Hey everyone.   How does Robby wind down?  What does he do to chill out when he’s not at work?

 

Did you hear it?  They all shouted “GIN”.

 

Nothing could be further from the truth of course.    Whilst it is fair to say that I enjoy a very small beaker of Mr Hendrick’s finest occasionally I don’t constantly totter around with a bottle of Tanqueray No. Ten at my lips.
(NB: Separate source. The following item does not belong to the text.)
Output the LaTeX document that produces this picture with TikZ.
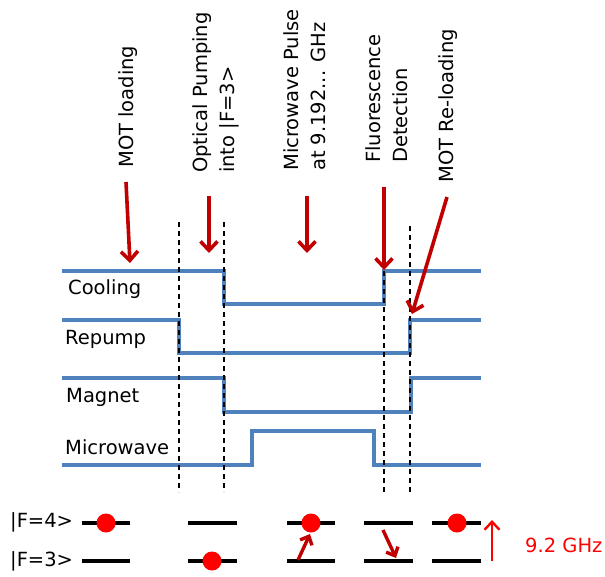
\documentclass[tikz,border=0pt]{standalone}
\usepackage{fontspec}
\setmainfont{DejaVu Sans}
\usetikzlibrary{arrows.meta}

\definecolor{sigblue}{RGB}{79,129,189}
\definecolor{darkred}{RGB}{192,0,0}

\begin{document}
\begin{tikzpicture}[
    x=1pt, y=-1pt,
    signal/.style={line width=3.6pt, sigblue},
    marker/.style={dash pattern=on 5pt off 4pt, line width=1.2pt, black},
    level/.style={line width=3.2pt, black},
    atom/.style={circle, fill=red, inner sep=0pt, minimum size=19pt},
    phase/.style={rotate=90, anchor=west, align=left, inner sep=0pt, font=\fontsize{19.5}{27}\selectfont},
    siglabel/.style={anchor=west, inner sep=0pt, font=\fontsize{19.5}{23}\selectfont},
    event/.style={-{Straight Barb[length=9pt, width=17pt]}, line width=3.6pt, darkred},
    transition/.style={-{Straight Barb[length=7pt, width=13pt]}, line width=3.4pt, darkred},
]
\useasboundingbox (0,0) rectangle (605,576);

% Phase labels
\node[phase] (motload) at (128,168) {MOT loading};
\node[phase] (optpump) at (216,173) {Optical Pumping\\into |F=3>};
\node[phase] (mwpulse) at (305,171) {Microwave Pulse\\at 9.192... GHz};
\node[phase] (fluor) at (387,163) {Fluorescence\\Detection};
\node[phase] (motreload) at (448,183) {MOT Re-loading};

% Signal labels
\node[siglabel] (cool) at (68,289) {Cooling};
\node[siglabel] (rep) at (65,339) {Repump};
\node[siglabel] (mag) at (66,397) {Magnet};
\node[siglabel] (mw) at (65,447) {Microwave};

% Timing signals
\draw[signal] (62,271) -- (224,271) -- (224,304) -- (384,304) -- (384,271) -- (481,271);
\draw[signal] (62,320) -- (179,320) -- (179,353) -- (410,353) -- (410,320) -- (481,320);
\draw[signal] (62,378) -- (224,378) -- (224,412) -- (411,412) -- (411,378) -- (481,378);
\draw[signal] (62,465) -- (252,465) -- (252,431) -- (374,431) -- (374,465) -- (481,465);

% Phase boundaries
\draw[marker] (179,222) -- (179,492);
\draw[marker] (224,222) -- (224,492);
\draw[marker] (384,271) -- (384,492);
\draw[marker] (410,226) -- (410,492);

% Event arrows
\coordinate (motload-t) at (126,182);
\coordinate (motload-h) at (130,263);
\coordinate (optpump-t) at (209,196);
\coordinate (optpump-h) at (209,253);
\coordinate (mwpulse-t) at (307,196);
\coordinate (mwpulse-h) at (307,253);
\coordinate (fluor-t) at (384,187);
\coordinate (fluor-h) at (384,270);
\coordinate (motreload-t) at (447,197);
\coordinate (motreload-h) at (412,314);

\draw[event] (motload-t) -- (motload-h);
\draw[event] (optpump-t) -- (optpump-h);
\draw[event] (mwpulse-t) -- (mwpulse-h);
\draw[event] (fluor-t) -- (fluor-h);
\draw[event] (motreload-t) -- (motreload-h);

% Hyperfine levels
\node[siglabel] (f4) at (10,522) {|F=4>};
\node[siglabel] (f3) at (10,561) {|F=3>};

\foreach \xa/\xb in {82/130, 188/237, 287/335, 364/413, 432/481} {
    \draw[level] (\xa,523) -- (\xb,523);
    \draw[level] (\xa,561) -- (\xb,561);
}

\node[atom] (atom1) at (106,523) {};
\node[atom] (atom2) at (212,561) {};
\node[atom] (atom3) at (311,523) {};
\node[atom] (atom5) at (457,523) {};

% Transitions
\coordinate (up-t) at (298,560);
\coordinate (up-h) at (310,534);
\coordinate (down-t) at (383,530);
\coordinate (down-h) at (396,558);
\draw[transition] (up-t) -- (up-h);
\draw[transition] (down-t) -- (down-h);

% Splitting
\coordinate (split-b) at (492,561);
\coordinate (split-a) at (492,520);
\draw[-{Straight Barb[length=8pt, width=15pt]}, line width=2.4pt, red] (split-b) -- (split-a);
\node[siglabel, text=red] (ghz) at (525,545) {9.2 GHz};

\end{tikzpicture}
\end{document}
No, no, no.   I sometimes have a glass of sherry instead.

Relaxing is one of those things that I occasionally excel at.   If I thought I could get away with it I’d put it on my CV.  “In my spare time I sit around and do nothing” but it’s probably not a wise thing to do, I haven’t updated my CV in years mind, I think on the part where I suggest my salary requirements they are listed in pounds, shillings and pence.

Thinking about it, I don’t actually do nothing.   I’m always doing something even when it looks like I’m ready for embalming.    I may be reading a book or I may be sketching a picture (usually in my head, the pictures that I draw in my head are invariably  better than the ones that come out on paper, although whilst sketching a tree in the park recently a very kind -and possibly blind- old dear asked me if I would mind submitting a drawing to a charity auction).

The one thing that I will always be doing is listening to music.   It fascinates me.   I don’t mean classical music, pop for want of a better word.   Almost any pop at all.    It takes me away, it soothes my soul and mends my broken bits.   Regular readers will know that after an unfortunate encounter with an asparagus fern my music centre ceased to function and for a brief while I was singing with no accompaniment.    This is the one area where change has been good, change has been spectacular in fact.   The purchase of a tablet thingy and a healthy investment in some blue tooth speakers has brought Spotify to my kitchen.  I now have all of the music in the world and it is all on a little device smaller than an A4 piece of paper.

The only slight downfall of having all of the music in the world in the palm of your hand is choosing.   With the CD’s you just look at what you have and think “Yup, I’ll listen to S Club Seven’s greatest hits” or “Today won’t be complete until I hear Barry Manilow singing Mandy”.   Where do you start?

I’ve started with Motown.   I think I shall work geographically around the world but what better place to start than Detroit.   This means that whilst you have been singing ch ch ch changes through my little blog I have been Gladys Knight.  Or more accurately I have been The Pips.  There is surely no better thing in all the world than to sing the backing vocals to “Midnight Train to Georgia”, find a copy of the song, get a copy of the lyrics and just sing the words in brackets.   You’ll sing  “Guess who’s gonna be right by his side” and know that you have the glorious “Whoo whoo” coming up soon and a little bit of you will thank me for giving you such joy.